The Ethics Behind Surface


It's no easy task to hone a distinctive style in modern design.

As a small boy Tom dreamed of designing cars but his attraction to automobiles had a more romanticised basis than most. ‘I had a sense of a disappointment’, Tom explains, ‘when I found out that each section of modern cars were designed by different people.’ Even as a small boy, this corporate approach didn’t chime with him. So he took his vision in another direction, and the fascination with industrial materials has never left him.


‘I wanted to design a complete product. The whole thing from start to finish. Being a cog in a bigger machine…’ Tom pauses. ‘That was just not going to work for me.’

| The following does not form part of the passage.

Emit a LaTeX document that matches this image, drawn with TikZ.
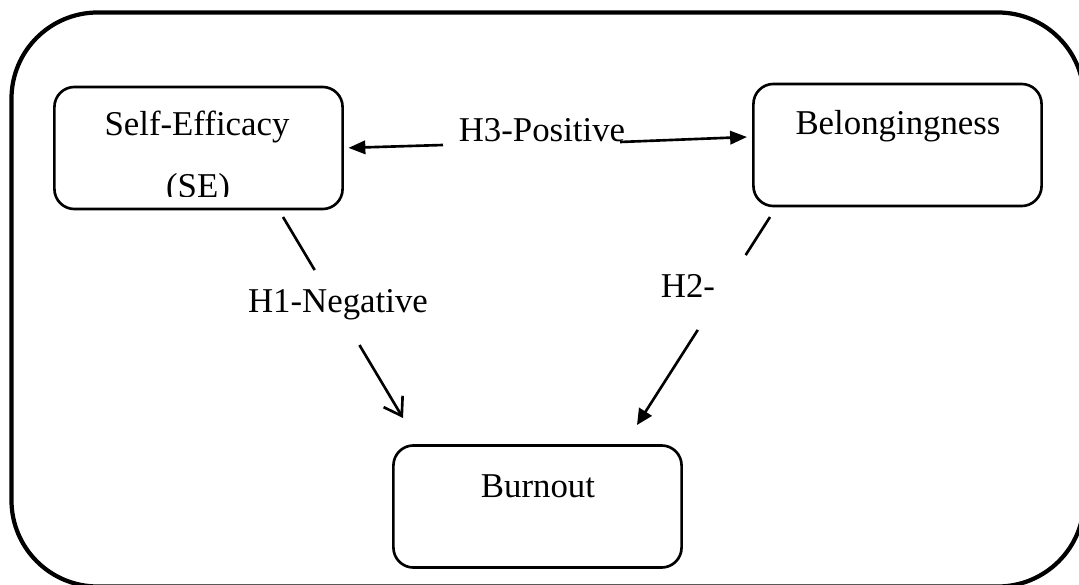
\documentclass[tikz,border=0pt]{standalone}
\usepackage{fontspec}
\setmainfont{Liberation Serif}
\usepackage{tikz}
\usetikzlibrary{calc}
\usetikzlibrary{arrows.meta}

\tikzset{
	hbox/.style={draw, line width=0.75pt, rounded corners=5.7pt, minimum width=2.88cm, minimum height=1.22cm, inner sep=0pt},
	lbl/.style={anchor=base, inner sep=0pt, font=\fontsize{9.9}{11}\selectfont},
	link/.style={line width=0.75pt},
}

\begin{document}
\begin{tikzpicture}
				\begin{scope}[x=0.01cm, y=-0.01cm]
					
					\useasboundingbox (0,0) rectangle (1079,585);
					
					\draw[line width=1.2pt, rounded corners=24.5pt] (11.5,12.5) rectangle (1084,586.5);
					
					\node[hbox] (se) at (198.5,148) {};
					\node[hbox] (bel) at (897.5,145) {};
					\node[hbox] (bur) at (537.5,506.5) {};
					
					\node[lbl] (set) at (197,136) {Self-Efficacy};
					\begin{scope}
						\clip (56,90) rectangle (341,197);
						\node[lbl] (sea) at (198,198) {(SE)};
					\end{scope}
					\node[lbl] (belt) at (898,135) {Belongingness};
					\node[lbl] (burt) at (538,497) {Burnout};
					
					\coordinate (h3l) at (443,145);
					\coordinate (h3r) at (620,142);
					\coordinate (h3e) at (747,137);
					\coordinate (h1s) at (283,217);
					\coordinate (h1e) at (403,418);
					\coordinate (h2s) at (770,217);
					\coordinate (h2e) at (637,425);
					
					\node[lbl] (h3) at (542,142) {H3-Positive};
					\node[lbl] (h1) at (338,312) {H1-Negative};
					\node[lbl] (h2) at (688,297) {H2-};
					
					\draw[link, -{Triangle[length=4.8pt, width=3.8pt]}, shorten >= 1.3pt] (h3l)--(se.east);
					
					\draw[link, -{Triangle[length=4.8pt, width=3.8pt]}] (h3r)--(h3e);
					
					\draw[link] (h1s)--($(h1s)!0.264!(h1e)$);
					
					\draw[link, -{Straight Barb[length=4.8pt, width=6.3pt]}] ($(h1s)!0.637!(h1e)$)--(h1e);
					
					\draw[link] (h2s)--($(h2s)!0.183!(h2e)$);
					
					\draw[link, -{Triangle[length=4.5pt, width=4.2pt]}] ($(h2s)!0.543!(h2e)$)--(h2e);
					
				\end{scope}
			\end{tikzpicture}
\end{document}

For his part, Oliver Staiano has experience in this area. His prior work allowed him to witness the magic a designer can create from seemingly dull materials. ‘I had an internship with Lex Pott in Amsterdam’ says Oliver. ‘There were a few other offers here in England that would’ve paid better but I wanted to work somewhere that would give me the chance to develop as a designer.’ 

His development included a trip to a Belgian quarry. An excursion that hugely influenced his professional outlook. ‘We went to this place where they were mining Belgian bluestone and, later on, we used it as the base material in one of the designs.'


‘Following that journey, from the quarry to the finished piece was a really crucial part of my growth as a designer. Being there helped me understand the importance of process.’ Oliver explains.

It is this system of ethics that has led the pair to their creation, a smooth, elegant speaker named ‘Surface’. The real buzz around this project emanates from the purpose of its sculptural qualities.

From aesthetic consideration to sound enhancement, it seems like this pair have a burning desire to obliterate the idea that image and function are mutually exclusive. Such stringent values about sourcing and development currently find favour in design circles.



"Surface’s sleek curves enable a more balanced dispersion of sound."

It marks a return to the roots of production and a challenge to the modern obsession with cost-effective, uninspired, factory-line offerings. Tom and Oliver extoll the virtues of batch-produced, carefully crafted and original creations. Not just in their words but in their actions too.